Brief Lay background
Our ability to see in sharp colour vision is down to a structure in the middle of the retina called the fovea. In some people, the fovea doesn’t develop properly and this can cause severe vision problems that impact on quality of life. This is called foveal hypoplasia.
Foveal hypoplasia sometimes occurs alongside other structural defects in the eye, but it’s thought that around 3% of children with normal vision also have the condition.
What problem/knowledge gap does it help address
Although birth defects are likely to be caused by faults (mutations) in genes, many cases of foveal hypoplasia lack a genetic diagnosis. Without this, a clinician may not be able to provide the most optimal management.
Genetic diagnosis relies on identifying genes involved in the condition and their role – in this case, genes involved in fovea formation. Zebrafish have an area in their retina specialised in high acuity vision – similar to the fovea – making them a good model organism for research.

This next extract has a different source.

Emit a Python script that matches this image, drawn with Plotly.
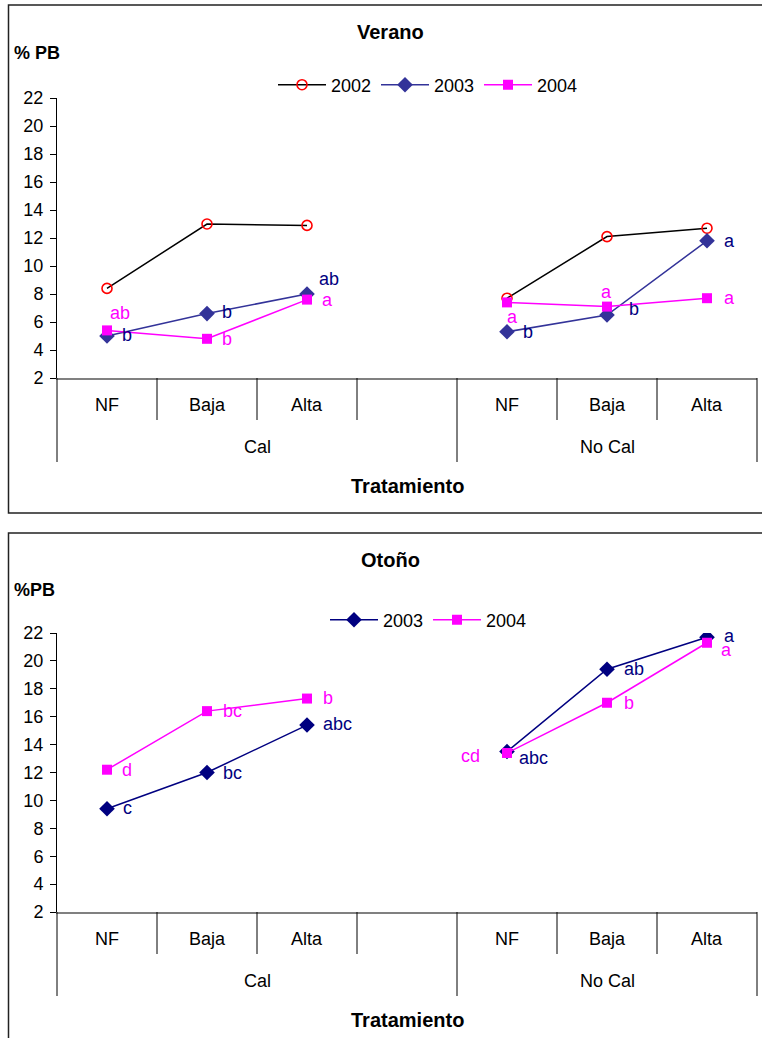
import plotly.graph_objects as go

# ---- data -------------------------------------------------------------
categories = ["NF", "Baja", "Alta", "", "NF", "Baja", "Alta"]
groups = ["Cal", "No Cal"]
group_spans = [(0, 4), (4, 7)]          # category slots covered by each group
y_ticks = [2, 4, 6, 8, 10, 12, 14, 16, 18, 20, 22]

verano_2002 = [8.4, 13.0, 12.9, None, 7.7, 12.1, 12.7]
verano_2003 = [5.0, 6.6, 8.0, None, 5.3, 6.5, 11.8]
verano_2004 = [5.4, 4.8, 7.6, None, 7.4, 7.1, 7.7]
verano_2003_letters = ["b", "b", "ab", None, "b", "b", "a"]
verano_2004_letters = ["ab", "b", "a", None, "a", "a", "a"]

otono_2003 = [9.4, 12.0, 15.4, None, 13.5, 19.4, 21.7]
otono_2004 = [12.2, 16.4, 17.3, None, 13.4, 17.0, 21.3]
otono_2003_letters = ["c", "bc", "abc", None, "abc", "ab", "a"]
otono_2004_letters = ["d", "bc", "b", None, "cd", "b", "a"]

# pixel offsets (dx, dy) of each letter from its marker
verano_2003_off = [(20, -1), (20, -2), (22, -15), None, (21, 0), (27, -6), (22, 0)]
verano_2004_off = [(13, -17), (20, 0), (20, 0), None, (5, 15), (-1, -15), (22, 0)]
otono_2003_off = [(20, -1), (25, 0), (30, -1), None, (26, 6), (27, 0), (22, -1)]
otono_2004_off = [(20, 0), (25, 0), (21, -1), None, (-37, 3), (22, 0), (19, 7)]

# ---- style ------------------------------------------------------------
W, H = 762, 1038
FONT = "Liberation Sans, Arial, sans-serif"
FS = 18
FS_TITLE = 20
NAVY = "#000080"
SLATE = "#333399"
MAGENTA = "#FF00FF"

# panel geometry in pixels
X_LEFT, X_RIGHT = 57, 757
TOP_Y0, TOP_Y1 = 98, 378
BOT_Y0, BOT_Y1 = 633, 912

x_pos = list(range(len(categories)))


def py(p):
    return 1 - p / H


fig = go.Figure()


def add_series(name, values, xa, ya, legend, color, marker, showlegend=True):
    fig.add_trace(go.Scatter(
        x=x_pos, y=values, name=name, mode="lines+markers",
        xaxis=xa, yaxis=ya, legend=legend, connectgaps=False,
        line=dict(color=color["line"], width=1.5),
        marker=marker, showlegend=showlegend, hoverinfo="skip",
    ))


circle = dict(symbol="circle-open", size=10, color="#FF0000",
              line=dict(color="#FF0000", width=1.6))
add_series("2002", verano_2002, "x", "y", "legend", {"line": "#000000"}, circle)
add_series("2003", verano_2003, "x", "y", "legend", {"line": SLATE},
           dict(symbol="diamond", size=12, color=SLATE))
add_series("2004", verano_2004, "x", "y", "legend", {"line": MAGENTA},
           dict(symbol="square", size=10, color=MAGENTA))

add_series("2003", otono_2003, "x2", "y2", "legend2", {"line": NAVY},
           dict(symbol="diamond", size=12, color=NAVY))
add_series("2004", otono_2004, "x2", "y2", "legend2", {"line": MAGENTA},
           dict(symbol="square", size=10, color=MAGENTA))

annotations = []
shapes = []


def letters(values, labels, offsets, color, xref, yref):
    for x, v, lab, off in zip(x_pos, values, labels, offsets):
        if lab is None:
            continue
        annotations.append(dict(
            x=x, y=v, xref=xref, yref=yref, text=lab, showarrow=False,
            xshift=off[0], yshift=-off[1], xanchor="center", yanchor="middle",
            font=dict(family=FONT, size=FS, color=color)))


letters(verano_2003, verano_2003_letters, verano_2003_off, NAVY, "x", "y")
letters(verano_2004, verano_2004_letters, verano_2004_off, MAGENTA, "x", "y")
letters(otono_2003, otono_2003_letters, otono_2003_off, NAVY, "x2", "y2")
letters(otono_2004, otono_2004_letters, otono_2004_off, MAGENTA, "x2", "y2")


def category_axis(xref, yref, plot_h, box_top, box_bottom, title, ylabel,
                  title_y, ylabel_y):
    n = len(categories)
    dom = lambda px: -px / plot_h
    # labels under each category slot
    for i, c in enumerate(categories):
        if c:
            annotations.append(dict(
                x=i, y=dom(27), xref=xref, yref=yref + " domain", text=c,
                showarrow=False, yanchor="middle",
                font=dict(family=FONT, size=FS, color="#000000")))
    # group labels and boundaries
    group_edges = set()
    for g, (a, b) in zip(groups, group_spans):
        annotations.append(dict(
            x=(a + b - 1) / 2, y=dom(69), xref=xref, yref=yref + " domain",
            text=g, showarrow=False, yanchor="middle",
            font=dict(family=FONT, size=FS, color="#000000")))
        group_edges.update([a, b])
    for k in range(n + 1):
        length = 84 if k in group_edges else 42
        shapes.append(dict(
            type="line", xref=xref + " domain", yref=yref + " domain",
            x0=k / n, x1=k / n, y0=0, y1=dom(length),
            line=dict(color="#000000", width=1)))
    annotations.append(dict(
        x=0.5, y=dom(108), xref=xref + " domain", yref=yref + " domain",
        text="<b>Tratamiento</b>", showarrow=False, yanchor="middle",
        font=dict(family=FONT, size=FS_TITLE, color="#000000")))
    annotations.append(dict(
        x=390 / W, y=py(title_y), xref="paper", yref="paper",
        text="<b>" + title + "</b>", showarrow=False, yanchor="middle",
        font=dict(family=FONT, size=FS_TITLE, color="#000000")))
    annotations.append(dict(
        x=12 / W, y=py(ylabel_y), xref="paper", yref="paper",
        text="<b>" + ylabel + "</b>", showarrow=False, xanchor="left",
        yanchor="middle", font=dict(family=FONT, size=FS, color="#000000")))
    shapes.append(dict(
        type="rect", xref="paper", yref="paper",
        x0=8.5 / W, x1=1.05, y0=py(box_bottom), y1=py(box_top),
        line=dict(color="#222222", width=1.5), fillcolor="rgba(0,0,0,0)"))


category_axis("x", "y", TOP_Y1 - TOP_Y0, 5, 513, "Verano", "% PB", 32, 53)
category_axis("x2", "y2", BOT_Y1 - BOT_Y0, 533, 1045, "Otoño", "%PB", 560, 590)

xaxis_style = dict(range=[-0.5, len(categories) - 0.5], showgrid=False,
                   zeroline=False, showticklabels=False, ticks="",
                   showline=True, linecolor="#808080", linewidth=1.5,
                   domain=[X_LEFT / W, X_RIGHT / W], fixedrange=True)
yaxis_style = dict(range=[2, 22], tickvals=y_ticks, showgrid=False,
                   zeroline=False, showline=True, linecolor="#000000",
                   linewidth=1, ticks="outside", ticklen=6,
                   tickcolor="#000000", tickwidth=1, ticklabelstandoff=3,
                   tickfont=dict(family=FONT, size=FS, color="#000000"),
                   fixedrange=True)

legend_style = dict(orientation="h", xanchor="left", yanchor="middle",
                    bgcolor="rgba(0,0,0,0)", borderwidth=0,
                    itemwidth=48, entrywidth=40, entrywidthmode="pixels",
                    font=dict(family=FONT, size=FS, color="#000000"),
                    itemclick=False, itemdoubleclick=False)

fig.update_layout(
    width=W, height=H,
    margin=dict(l=0, r=0, t=0, b=0, pad=0, autoexpand=False),
    paper_bgcolor="#FFFFFF", plot_bgcolor="#FFFFFF",
    xaxis=dict(xaxis_style, anchor="y"),
    yaxis=dict(yaxis_style, anchor="x", domain=[py(TOP_Y1), py(TOP_Y0)]),
    xaxis2=dict(xaxis_style, anchor="y2"),
    yaxis2=dict(yaxis_style, anchor="x2", domain=[py(BOT_Y1), py(BOT_Y0)]),
    legend=dict(legend_style, x=273 / W, y=py(85)),
    legend2=dict(legend_style, x=325 / W, y=py(620)),
    annotations=annotations, shapes=shapes, showlegend=True,
)

fig.write_html("out.html")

By comparing the genes that are turned on in the retina of a fish which contains a known genetic fault with those genes turned on in wild type zebrafish, the team have identified a subset of genes that may be important for the formation and function of the zebrafish high acuity area.
Aim of the project
To characterise the function of genes affected in zebrafish without a high acuity area.
This award will also contribute to building capacity in eye research as it will lead to a PhD for an early career researcher.
Key procedures/objectives
The PhD student will:
- Perform comparative analyses of gene expression in zebrafish with and without a high acuity area.
- Determine the specific function of three genes during high acuity area formation in zebrafish.
- Work with clinical and computational genetics collaborators to identify other potential gene variants.
Potential impact on people with sight loss
Identifying genes involved in the formation of the high acuity area in the zebrafish could potentially reflect those involved in fovea formation in humans. Understanding how these genes work, and which are relevant, could be the first step towards a diagnostic panel.